Another interesting point was that even though stakeholders generally agreed that cohesive measure sets (e.g., sets implemented as a whole) are desirable, most measure sets are apparently not treated this way.
“Quite often, providers or those establishing value-based models select which measures from the set they would prefer to use, which can lead to a lack of alignment and less ability to understand performance more broadly or to establish benchmarks,” noted Agrawal. “We have a lot of opportunity for greater alignment in the design of sets and systems and the measures that are used within them. We look forward to advancing the transparency, actionability, and stakeholder understanding of sets and systems as we continue this work.”
The proposed methodology builds on the use of individual measures to assess quality, safety, and person-centered care; emphasizes goals at the outset; ensures the set and system is sound and aligned; and engages diverse stakeholders in the discussion to make sure that measurement systems provide accurate data about quality of care.
NQF intends to field test the approaches with developers and stakeholders to ensure that the guidance can be used to design valid assessments and produce better outcomes.
“Serving all patients with quality care is even more essential as our healthcare system contends with complex challenges, such as COVID-19 and its lasting impact,” said Agrawal. “We are indebted to our members, partners, and Technical Expert Panel for supporting this work and for demonstrating yet again that NQF is the forum for tackling emerging national health needs that demand comprehensive approaches across sectors.”
But how to get leadership buy-in to develop some of the recommendations from the report? Adopting measure systems throughout a healthcare facility must be a systematic process.
“Getting commitments and declarations of a shared vision from a facility’s leadership team is key in developing recommendations for aligning and improving systems,” Agrawal said.

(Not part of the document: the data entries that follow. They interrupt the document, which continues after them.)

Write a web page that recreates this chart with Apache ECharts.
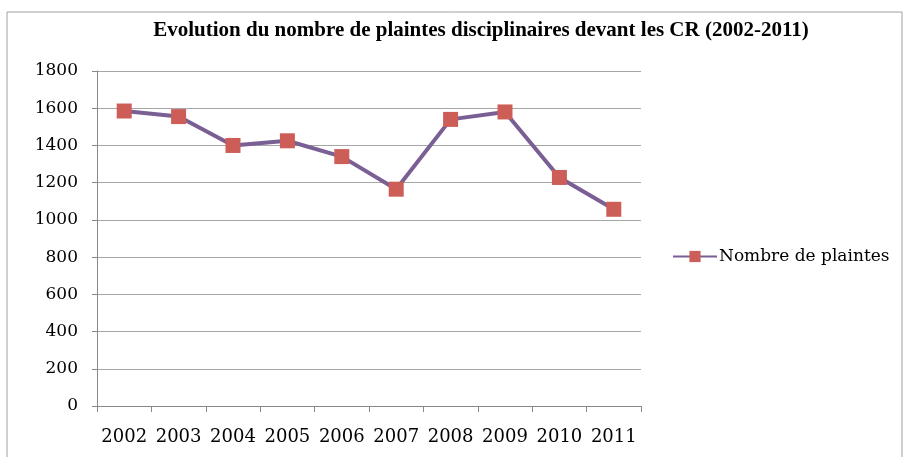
<!DOCTYPE html>
<html>
<head>
<meta charset="utf-8">
<script src="https://cdn.jsdelivr.net/npm/echarts@6/dist/echarts.min.js"></script>
<style>
  html, body { margin: 0; padding: 0; background: #fff; }
  #chart { width: 903px; height: 457px; }
</style>
</head>
<body>
<div id="chart"></div>
<script>
const years = ["2002", "2003", "2004", "2005", "2006", "2007", "2008", "2009", "2010", "2011"];
const plaintes = [1585, 1555, 1400, 1425, 1340, 1165, 1540, 1580, 1228, 1057];
const seriesName = "Nombre de plaintes";
const titleText = "Evolution du nombre de plaintes disciplinaires devant les CR (2002-2011)";

const chart = echarts.init(document.getElementById("chart"));

chart.setOption({
  animation: false,
  title: {
    text: titleText,
    left: 476,
    textAlign: "center",
    top: 15,
    textStyle: { fontFamily: "Liberation Serif, serif", fontSize: 21, fontWeight: "bold", color: "#000" },
  },
  graphic: [
    {
      type: "rect",
      shape: { x: 7, y: 12, width: 895, height: 460 },
      style: { fill: "none", stroke: "#a0a0a0", lineWidth: 1 },
      silent: true,
    },
  ],
  legend: {
    data: [seriesName],
    left: 672,
    top: 248,
    padding: 0,
    itemWidth: 44,
    itemHeight: 14,
    textStyle: { fontFamily: "DejaVu Serif, serif", fontSize: 17, color: "#000", padding: [0, 0, 0, -3] },
  },
  grid: { left: 97, right: 262, top: 71, bottom: 51 },
  xAxis: {
    type: "category",
    data: years,
    boundaryGap: true,
    axisLine: { lineStyle: { color: "#888", width: 1 } },
    axisTick: { show: true, length: 6, lineStyle: { color: "#888" } },
    axisLabel: { interval: 0, fontSize: 18, color: "#000", margin: 22, fontFamily: "DejaVu Serif, serif" },
  },
  yAxis: {
    type: "value",
    min: 0,
    max: 1800,
    interval: 200,
    axisLine: { show: true, lineStyle: { color: "#888", width: 1 } },
    axisTick: { show: true, length: 5, lineStyle: { color: "#888" } },
    axisLabel: {
      fontSize: 17,
      color: "#000",
      margin: 19,
      fontFamily: "DejaVu Serif, serif",
      formatter: (v) => String(v),
    },
    splitLine: { lineStyle: { color: "#a6a6a6", width: 1.2 } },
  },
  series: [
    {
      name: seriesName,
      type: "line",
      data: plaintes,
      symbol: "rect",
      symbolSize: 15,
      lineStyle: { color: "#7a5f94", width: 4 },
      itemStyle: { color: "#cc5e57", borderWidth: 0 },
    },
  ],
});
</script>
</body>
</html>
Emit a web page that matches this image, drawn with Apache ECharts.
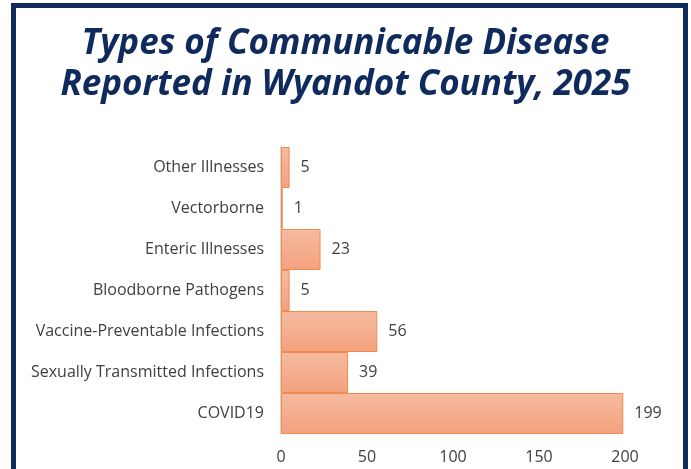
<!DOCTYPE html>
<html>
<head>
<meta charset="utf-8">
<script src="https://cdn.jsdelivr.net/npm/echarts@6/dist/echarts.min.js"></script>
<style>
  html, body { margin: 0; padding: 0; background: #fff; }
  #chart { width: 691px; height: 469px; }
</style>
</head>
<body>
<div id="chart"></div>
<script>
// data, bottom to top as echarts draws category axes
const categories = [
  "COVID19",
  "Sexually Transmitted Infections",
  "Vaccine-Preventable Infections",
  "Bloodborne Pathogens",
  "Enteric Illnesses",
  "Vectorborne",
  "Other Illnesses"
];
const cases = [199, 39, 56, 5, 23, 1, 5];
const xTicks = [0, 50, 100, 150, 200];

const chart = echarts.init(document.getElementById("chart"));

const option = {
  animation: false,
  title: {
    text: "Types of Communicable Disease\nReported in Wyandot County, 2025",
    left: "center",
    top: 19,
    textStyle: {
      color: "#0f2a5c",
      fontFamily: "Open Sans",
      fontStyle: "italic",
      fontWeight: "bold",
      fontSize: 35,
      lineHeight: 41
    }
  },
  graphic: [
    {
      type: "rect",
      shape: { x: 13.5, y: 5.5, width: 672, height: 480 },
      style: { fill: "none", stroke: "#0f2a5c", lineWidth: 5 },
      silent: true
    }
  ],
  grid: {
    left: 281,
    right: 66,
    top: 147,
    bottom: 35
  },
  xAxis: {
    type: "value",
    min: xTicks[0],
    max: xTicks[xTicks.length - 1],
    interval: 50,
    splitLine: { show: false },
    axisLine: { show: false },
    axisTick: { show: false },
    axisLabel: {
      margin: 15,
      color: "#404040",
      fontFamily: "Open Sans",
      fontSize: 16
    }
  },
  yAxis: {
    type: "category",
    data: categories,
    axisLine: { show: true, lineStyle: { color: "#d9d9d9", width: 2 } },
    axisTick: { show: false },
    axisLabel: {
      margin: 17,
      color: "#404040",
      fontFamily: "Open Sans",
      fontSize: 16
    }
  },
  series: [
    {
      type: "bar",
      data: cases,
      barCategoryGap: "0%",
      itemStyle: {
        color: new echarts.graphic.LinearGradient(0, 0, 0, 1, [
          { offset: 0, color: "#f6bba0" },
          { offset: 1, color: "#f4a17d" }
        ]),
        borderColor: "#f28a4f",
        borderWidth: 1
      },
      label: {
        show: true,
        position: "right",
        distance: 11,
        color: "#404040",
        fontFamily: "Open Sans",
        fontSize: 16
      }
    }
  ]
};

chart.setOption(option);
</script>
</body>
</html>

Facilities should start small, commit to implementing something simple and doable, and be strategic about how new measure systems would fit in with existing quality measurement programs, he added. They should spur on teams already excited about quality improvement, or partner with groups that have demonstrated success to adopt measurement systems.
“Leaders should understand what measures are already in use and what available sources of data can be leveraged to build a culture of innovation to improve patient safety,” Agrawal said. “We are taking similar steps internally at NQF. We are evaluating changes to our core programs, such as endorsement, to better integrate this thinking and work.”